The moral of this story is two-fold: 1) management will always try to whittle down your pay and undervalue you; 2) if you don’t value yourself, they won’t either. We have to stop being Oliver Twist, holding out our empty porridge bowls and asking if we can have a raise, or be paid for office hours, or for the hours of grading compositions and the work that anyone who does not use Scantron exams does at finals. (And can we just stop the 48- or 72-hour deadline for final grades? Again, fine if you have Scantron exams; nightmare if you have 60-100 student research papers.) What would happen if we presented a bill for services at the end of the semester? All of us? Let’s do that!Adjunct Consulting Invoice-Bolin

Another story, this one from one of my lean years of adjuncting at the community college level in the early ’90s. The father of one of my students was a STEM Ph.D. researcher at a Big Pharma company that had a fit of downsizing and “accidentally” downsized Dad. The company then discovered that he was the only one with expertise in a particular drug they were developing and tried to hire him back. Instead, he negotiated a freelance contract deal with them for $300/hour (like our aforementioned lawyers) and eventually moved on to found his own lab.

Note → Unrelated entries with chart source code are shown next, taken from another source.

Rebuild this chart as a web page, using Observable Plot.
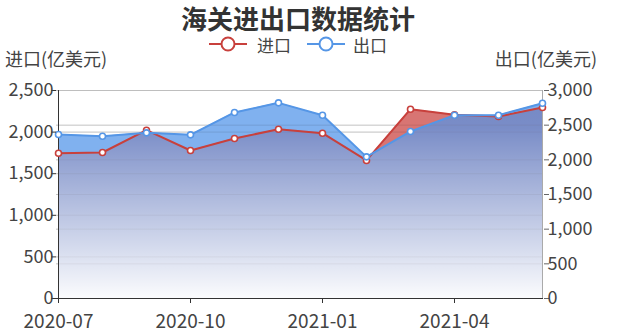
<!DOCTYPE html>
<html>
<head>
<meta charset="utf-8">
<script src="https://cdn.jsdelivr.net/npm/d3@7"></script>
<script src="https://cdn.jsdelivr.net/npm/@observablehq/plot@0.6"></script>
<style>
  body { margin: 0; background: #fff; font-family: "Noto Sans CJK SC", "Noto Sans", sans-serif; }
  #wrap { position: relative; width: 618px; height: 333px; overflow: hidden; }
  #head { position: relative; width: 618px; height: 68px; }
  .abs { position: absolute; white-space: nowrap; }
  #chart svg { display: block; }
</style>
</head>
<body>
<div id="wrap">
  <div id="head"></div>
  <div id="chart"></div>
</div>
<script>
// ---------- data ----------
const chartTitle = "海关进出口数据统计";
const seriesNames = ["进口", "出口"];
const axisNames = ["进口(亿美元)", "出口(亿美元)"];
const months = ["2020-07","2020-08","2020-09","2020-10","2020-11","2020-12",
                "2021-01","2021-02","2021-03","2021-04","2021-05","2021-06"];
const imports = [1746, 1755, 2023, 1779, 1923, 2035, 1987, 1659, 2275, 2208, 2188, 2296];
const exports = [2365, 2341, 2389, 2360, 2683, 2822, 2644, 2043, 2409, 2644, 2644, 2817];
const leftTicks = [0, 500, 1000, 1500, 2000, 2500];
const rightTicks = [0, 500, 1000, 1500, 2000, 2500, 3000];
const xTicks = ["2020-07", "2020-10", "2021-01", "2021-04"];

const leftMax = 2500, rightMax = 3000;
const k = leftMax / rightMax;
const RED = "#c8403c", BLUE = "#5596e6";
const FONT = "'Noto Sans CJK SC', 'Noto Sans', sans-serif";

// ---------- header (title, legend, axis names) ----------
const head = document.getElementById("head");
function addText(txt, css) {
  const d = document.createElement("div");
  d.className = "abs";
  d.textContent = txt;
  Object.assign(d.style, css);
  head.appendChild(d);
  return d;
}
addText(chartTitle, { left: "298px", top: "0px", transform: "translateX(-50%)",
  fontSize: "26px", fontWeight: "bold", lineHeight: "36px", color: "#333" });

function legendItem(color, iconLeft, textLeft, label) {
  const ns = "http://www.w3.org/2000/svg";
  const s = document.createElementNS(ns, "svg");
  s.setAttribute("width", 40); s.setAttribute("height", 20);
  s.style.position = "absolute"; s.style.left = iconLeft + "px"; s.style.top = "34px";
  const l = document.createElementNS(ns, "line");
  l.setAttribute("x1", 0); l.setAttribute("x2", 38); l.setAttribute("y1", 10); l.setAttribute("y2", 10);
  l.setAttribute("stroke", color); l.setAttribute("stroke-width", 2);
  const c = document.createElementNS(ns, "circle");
  c.setAttribute("cx", 19); c.setAttribute("cy", 10); c.setAttribute("r", 6.5);
  c.setAttribute("fill", "#fff"); c.setAttribute("stroke", color); c.setAttribute("stroke-width", 2);
  s.appendChild(l); s.appendChild(c);
  head.appendChild(s);
  addText(label, { left: textLeft + "px", top: "36px", fontSize: "17px", lineHeight: "17px", color: "#444" });
}
legendItem(RED, 209, 257, seriesNames[0]);
legendItem(BLUE, 307, 353, seriesNames[1]);

addText(axisNames[0], { left: "5px", top: "48px", fontSize: "18px", lineHeight: "20px", color: "#444" });
addText(axisNames[1], { right: "21px", top: "48px", fontSize: "18px", lineHeight: "20px", color: "#444" });

// ---------- plot ----------
const data = months.map((m, i) => ({ m, imp: imports[i], exp: exports[i] * k }));
const rightPos = rightTicks.map(v => v * k);
const fmt = d3.format(",");

const plot = Plot.plot({
  width: 618, height: 265,
  marginTop: 22, marginBottom: 35, marginLeft: 56, marginRight: 75,
  style: { fontFamily: FONT, fontSize: "18px", color: "#444", background: "#fff", overflow: "visible" },
  x: { type: "point", domain: months, padding: 0 },
  y: { domain: [0, leftMax] },
  marks: [
    Plot.gridY(leftTicks, { stroke: "#ccc", strokeOpacity: 1 }),
    Plot.gridY(rightPos, { stroke: "#ccc", strokeOpacity: 1 }),
    Plot.areaY(data, { x: "m", y: "imp", fill: "#c9403d", fillOpacity: 0.72 }),
    Plot.areaY(data, { x: "m", y: "exp", fill: "#4a90e8", fillOpacity: 0.7 }),
    Plot.gridY(leftTicks, { stroke: "#888", strokeOpacity: 0.1 }),
    Plot.gridY(rightPos, { stroke: "#888", strokeOpacity: 0.1 }),
    Plot.ruleX([months[months.length - 1]], { stroke: "#aaa" }),
    Plot.ruleX([months[0]], { stroke: "#333" }),
    Plot.ruleY([0], { stroke: "#333" }),
    Plot.lineY(data, { x: "m", y: "imp", stroke: RED, strokeWidth: 2 }),
    Plot.lineY(data, { x: "m", y: "exp", stroke: BLUE, strokeWidth: 2 }),
    Plot.dot(data, { x: "m", y: "imp", r: 3, fill: "white", stroke: RED, strokeWidth: 1.6 }),
    Plot.dot(data, { x: "m", y: "exp", r: 3, fill: "white", stroke: BLUE, strokeWidth: 1.6 }),
    Plot.axisY(leftTicks, { anchor: "left", tickFormat: fmt, tickSize: 5, tickPadding: -2, stroke: "#333", label: null }),
    Plot.axisY(rightPos, { anchor: "right", tickFormat: d => fmt(Math.round(d / k)), tickSize: 5, tickPadding: -1, stroke: "#666", label: null }),
    Plot.axisX(xTicks, { anchor: "bottom", tickSize: 5, tickPadding: 11, fontSize: 19, stroke: "#333", label: null })
  ]
});
document.getElementById("chart").appendChild(plot);

// ---------- gradient fade under both series (intersection of the two areas) ----------
(function () {
  const ns = "http://www.w3.org/2000/svg";
  const areas = plot.querySelectorAll('g[aria-label="area"]');
  if (areas.length < 2) return;
  const ys = plot.scale("y");
  const yTop = ys.apply(leftMax), yBot = ys.apply(0);
  const defs = document.createElementNS(ns, "defs");
  const grad = document.createElementNS(ns, "linearGradient");
  grad.setAttribute("id", "fadeGrad");
  grad.setAttribute("gradientUnits", "userSpaceOnUse");
  grad.setAttribute("x1", 0); grad.setAttribute("x2", 0);
  grad.setAttribute("y1", yTop); grad.setAttribute("y2", yBot);
  [[0, 0], [0.18, 0.04], [1, 0.97]].forEach(([o, a]) => {
    const st = document.createElementNS(ns, "stop");
    st.setAttribute("offset", o);
    st.setAttribute("stop-color", "#fff");
    st.setAttribute("stop-opacity", a);
    grad.appendChild(st);
  });
  defs.appendChild(grad);
  const ids = ["clipImp", "clipExp"];
  areas.forEach((g, i) => {
    if (i > 1) return;
    const p = g.querySelector("path");
    const cp = document.createElementNS(ns, "clipPath");
    cp.setAttribute("id", ids[i]);
    const cpath = document.createElementNS(ns, "path");
    cpath.setAttribute("d", p.getAttribute("d"));
    const t = g.getAttribute("transform");
    if (t) cpath.setAttribute("transform", t);
    cp.appendChild(cpath);
    defs.appendChild(cp);
  });
  plot.insertBefore(defs, plot.firstChild);
  const outer = document.createElementNS(ns, "g");
  outer.setAttribute("clip-path", "url(#clipImp)");
  const rect = document.createElementNS(ns, "rect");
  rect.setAttribute("x", 0); rect.setAttribute("width", 618);
  rect.setAttribute("y", yTop); rect.setAttribute("height", yBot - yTop);
  rect.setAttribute("fill", "url(#fadeGrad)");
  rect.setAttribute("clip-path", "url(#clipExp)");
  outer.appendChild(rect);
  areas[1].after(outer);
})();
</script>
</body>
</html>
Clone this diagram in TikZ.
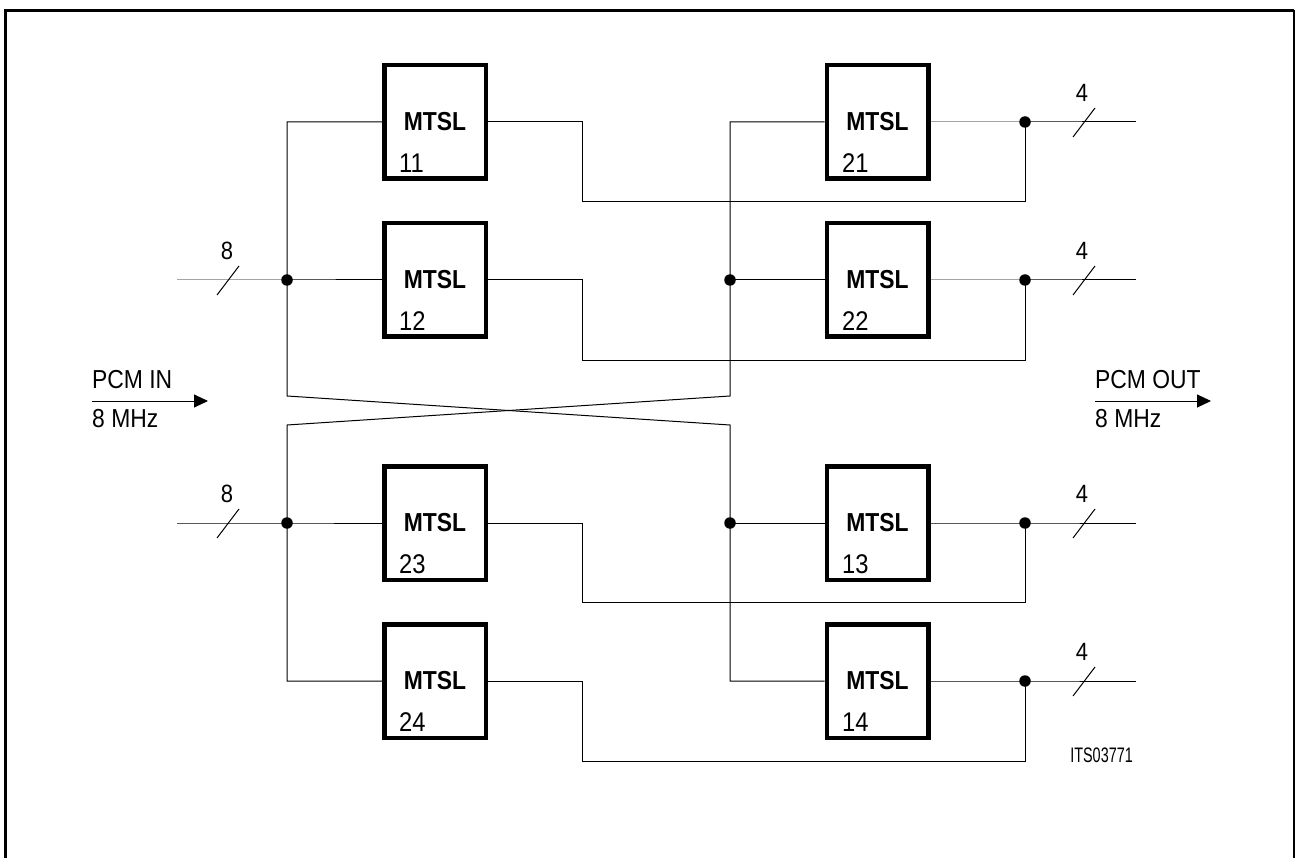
\documentclass[tikz,border=0pt]{standalone}
\usepackage{fontspec}
\setmainfont[FakeStretch=0.88]{Liberation Sans}
\usetikzlibrary{arrows.meta}
\begin{document}
\begin{tikzpicture}[x=1pt,y=-1pt,
  wire/.style={line width=1pt},
  mtsl/.style={draw, line width=4.5pt, minimum width=101.5pt, minimum height=113.5pt,
    inner sep=0pt, font=\fontsize{26}{30}\selectfont\bfseries},
  dotj/.style={circle, fill, inner sep=0pt, minimum size=11.5pt},
  num/.style={font=\fontsize{27}{31}\selectfont, anchor=west, inner sep=0pt},
  lab/.style={font=\fontsize{25}{29}\selectfont, inner sep=0pt},
  sig/.style={font=\fontsize{26}{30}\selectfont, anchor=west, inner sep=0pt},
  arr/.style={line width=1pt, -{Triangle[length=14pt,width=13pt]}}
]
\useasboundingbox (0,0) rectangle (1295,858);
% frame
\draw[line width=3pt] (5.5,858) -- (5.5,10.5) -- (1294,10.5);
\draw[line width=1.5pt] (1294,10.5) -- (1294,858);

% boxes
\node[mtsl] (b11) at (435,122) {MTSL};
\node[mtsl] (b12) at (435,280) {MTSL};
\node[mtsl] (b23) at (435,523) {MTSL};
\node[mtsl] (b24) at (435,681) {MTSL};
\node[mtsl] (b21) at (877.5,122) {MTSL};
\node[mtsl] (b22) at (877.5,280) {MTSL};
\node[mtsl] (b13) at (877.5,523) {MTSL};
\node[mtsl] (b14) at (877.5,681) {MTSL};
% numbers
\node[num] (n11) at (399,163) {11};
\node[num] (n12) at (399,321) {12};
\node[num] (n23) at (399,564) {23};
\node[num] (n24) at (399,722) {24};
\node[num] (n21) at (842,163) {21};
\node[num] (n22) at (842,321) {22};
\node[num] (n13) at (842,564) {13};
\node[num] (n14) at (842,722) {14};

% junction coordinates
\coordinate (in1) at (177,280);
\coordinate (in2) at (177,523);
\node[dotj] (jL1) at (287,280) {};
\node[dotj] (jL2) at (287,523) {};
\node[dotj] (jR1) at (730,280) {};
\node[dotj] (jR2) at (730,523) {};
\node[dotj] (d1) at (1025,122) {};
\node[dotj] (d2) at (1025,280) {};
\node[dotj] (d3) at (1025,523) {};
\node[dotj] (d4) at (1025,681) {};
\coordinate (o1) at (1136,122);
\coordinate (o2) at (1136,280);
\coordinate (o3) at (1136,523);
\coordinate (o4) at (1136,681);

% inputs
\draw[wire] (in1) -- (jL1.center) -- (b12.west);
\draw[wire] (in2) -- (jL2.center) -- (b23.west);
% distribution with crossing
\draw[wire] (b11.west) -| (287,396) -- (730,425) |- (b14.west);
\draw[wire] (b21.west) -| (730,396) -- (287,425) |- (b24.west);
\draw[wire] (jR1.center) -- (b22.west);
\draw[wire] (jR2.center) -- (b13.west);

% outputs and returns
\draw[wire] (b21.east) -- (d1.center) -- (o1);
\draw[wire] (b22.east) -- (d2.center) -- (o2);
\draw[wire] (b13.east) -- (d3.center) -- (o3);
\draw[wire] (b14.east) -- (d4.center) -- (o4);
\draw[wire] (b11.east) -- (582,122) -- (582,202) -| (d1.center);
\draw[wire] (b12.east) -- (582,280) -- (582,360) -| (d2.center);
\draw[wire] (b23.east) -- (582,523) -- (582,602) -| (d3.center);
\draw[wire] (b24.east) -- (582,681) -- (582,761) -| (d4.center);

% bus slashes and widths
\draw[wire] (217,295) -- (239,266);
\draw[wire] (217,538) -- (239,509);
\node[lab] (w1) at (227,251) {8};
\node[lab] (w2) at (227,494) {8};
\draw[wire] (1073,137) -- (1095,108);
\draw[wire] (1073,295) -- (1095,266);
\draw[wire] (1073,538) -- (1095,509);
\draw[wire] (1073,696) -- (1095,667);
\node[lab] (w3) at (1082,93) {4};
\node[lab] (w4) at (1082,251) {4};
\node[lab] (w5) at (1082,494) {4};
\node[lab] (w6) at (1082,652) {4};

% PCM in/out
\coordinate (ai) at (92,401);
\coordinate (aie) at (208,401);
\draw[arr] (ai) -- (aie);
\node[sig] (pin) at (92,380) {PCM IN};
\node[sig] (fin) at (92,419) {8 MHz};
\coordinate (ao) at (1095,401);
\coordinate (aoe) at (1211,401);
\draw[arr] (ao) -- (aoe);
\node[sig] (pout) at (1095,380) {PCM OUT};
\node[sig] (fout) at (1095,419) {8 MHz};

% reference label
\node[font=\fontsize{21}{25}\selectfont, anchor=east, inner sep=0pt] (its) at (1133,755) {\scalebox{0.78}[1]{ITS03771}};
\end{tikzpicture}
\end{document}
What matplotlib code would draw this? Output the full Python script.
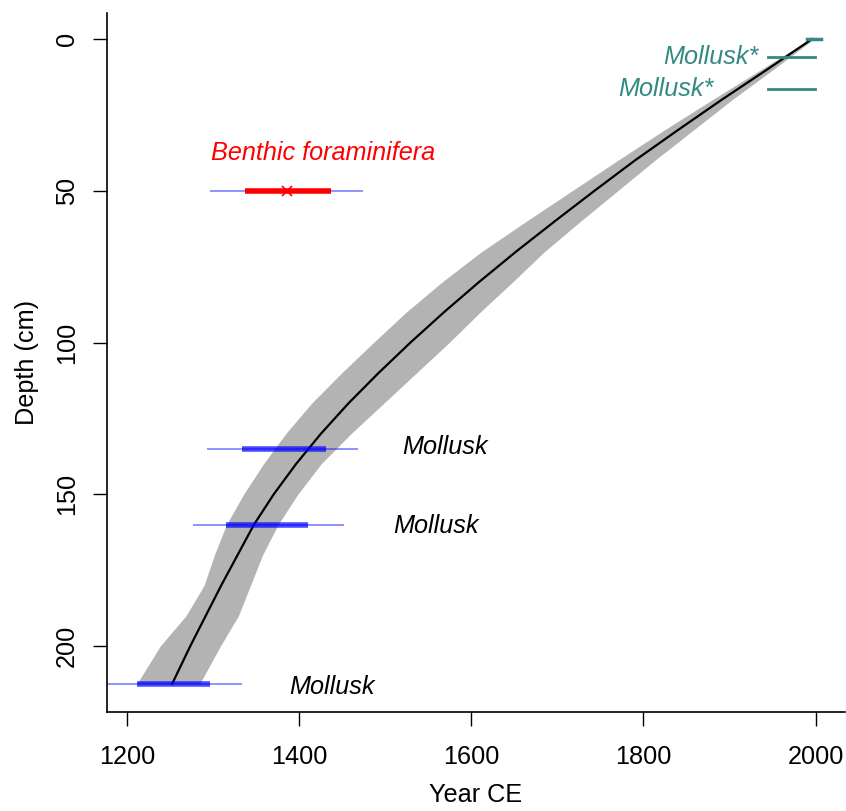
import matplotlib
matplotlib.use("Agg")
import matplotlib.pyplot as plt

plt.rcParams['font.family'] = ['Liberation Sans', 'DejaVu Sans']

# age-depth model
depth = [0, 10, 20, 30, 40, 50, 60, 70, 80, 90, 100, 110, 120, 130, 140, 150, 160, 170, 180, 190, 200, 212.4]
median = [1996, 1944, 1891, 1840, 1790, 1743, 1697, 1652, 1609, 1568, 1529, 1492, 1457, 1425, 1396, 1370, 1347, 1328, 1309, 1291, 1273, 1252]
lower = [1994, 1937, 1880, 1824, 1770, 1717, 1664, 1612, 1566, 1524, 1486, 1449, 1414, 1384, 1358, 1335, 1315, 1301, 1289, 1268, 1238, 1211]
upper = [1998, 1951, 1903, 1858, 1813, 1770, 1727, 1685, 1648, 1610, 1574, 1536, 1498, 1460, 1425, 1398, 1375, 1357, 1343, 1329, 1308, 1284]

# dated samples
samp_depth = [50, 135, 160, 212.4]
samp_label = ["Benthic foraminifera", "Mollusk", "Mollusk", "Mollusk"]
thin_lo = [1296, 1292, 1276, 1160]
thin_hi = [1474, 1468, 1452, 1333]
thick_lo = [1337, 1333, 1314, 1211]
thick_hi = [1437, 1431, 1410, 1296]
label_x = [1297, 1519, 1509, 1388]
label_depth = [37.6, 134.5, 160.3, 213.5]

benthic_point = 1386

# post-bomb samples
bomb_depth = [0, 5.8, 16.4]
bomb_lo = [1990, 1945, 1945]
bomb_hi = [2006, 1999, 1999]
bomb_label_x = [1934, 1881]
bomb_label_depth = [6.0, 16.6]

teal = "#338a82"
FS = 18.2

fig = plt.figure(figsize=(8.46, 8.11), dpi=100)
ax = fig.add_axes([107/846, 1-711.7/811, (845-107)/846, (711.7-13)/811])

ax.fill_betweenx(depth, lower, upper, color="#b3b3b3", lw=0, zorder=1)
ax.plot(median, depth, color="black", lw=1.6, zorder=3)

for i in range(len(samp_depth)):
    ax.plot([thin_lo[i], thin_hi[i]], [samp_depth[i]] * 2, color=(0, 0, 1, 0.5), lw=1.2, zorder=4, solid_capstyle="butt")
    col = "red" if i == 0 else (0, 0, 1, 0.7)
    ax.plot([thick_lo[i], thick_hi[i]], [samp_depth[i]] * 2, color=col, lw=4, zorder=5, solid_capstyle="butt")
    ax.text(label_x[i], label_depth[i], samp_label[i], color="red" if i == 0 else "black",
            fontsize=FS, style="italic", ha="left", va="center")

ax.plot([benthic_point], [samp_depth[0]], marker="x", color="red", ms=7, mew=1.2, zorder=6)

ax.plot([bomb_lo[0], bomb_hi[0]], [bomb_depth[0]] * 2, color=teal, lw=2.5, zorder=6)
for i in (1, 2):
    ax.plot([bomb_lo[i], bomb_hi[i]], [bomb_depth[i]] * 2, color=teal, lw=2, zorder=6)
for i in range(2):
    ax.text(bomb_label_x[i], bomb_label_depth[i], "Mollusk*", color=teal,
            fontsize=FS, style="italic", ha="right", va="center")

ax.set_xlim(1176.2, 2034.3)
ax.set_ylim(221.6, -8.57)
ax.set_xticks([1200, 1400, 1600, 1800, 2000])
ax.set_yticks([0, 50, 100, 150, 200])
for lab in ax.get_yticklabels():
    lab.set_rotation(90)
    lab.set_va("center")
ax.tick_params(labelsize=FS, length=10, width=1, direction="out", pad=14)
ax.tick_params(axis="y", pad=10)
for s in ("top", "right"):
    ax.spines[s].set_visible(False)
for s in ("left", "bottom"):
    ax.spines[s].set_linewidth(1.2)
ax.set_xlabel("Year CE", fontsize=FS, labelpad=10)
ax.set_ylabel("Depth (cm)", fontsize=FS, labelpad=12)

fig.savefig("out.png", dpi=100)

We are every bit as much professionals as lawyers and PhDs and MDs and DDSs outside academe. We should not have to say this. It’s insulting to pay us as badly as our institutions do. Each of us guides 120-300 students a year through the thickets of academe, mostly successfully, helping to mold and launch a new group of professionals. Why is that not a valuable ability, along with our own research and creative output? As a colleague says, “we teach because of professionalism—and because [of] LOVE. You know the calculus of love and decency” that administrators rely on to figure our wages. They rely on the fact that we won’t quit mid-semester in disgust at the insult, and that we’ll keep coming back for less than our non-academic colleagues would because we love our students.

Other professionals who sometimes teach as adjuncts have noticed this too. Another full-time adjunct observed that if you scratch a professional who’s teaching as an adjunct, you’ll find an angry, disrespected professional. They claim at first to do it for the love of teaching and the love of their students (sound familiar?), but they know they’re not being paid what they’re worth, any more than we are.

Such treatment puts a very low value not just on us, but on students, as well. There’s a calculus of “butts in seats” that’s become more and more common in every university as well, as though packing students in like sardines in a lecture hall, no matter what the course, was the answer to fiscal shortfalls.

One big difference: in this calculus, there is no love, and the only valuable professional members of the university are sitting in the airy suites of the administration building, soaking up the payroll.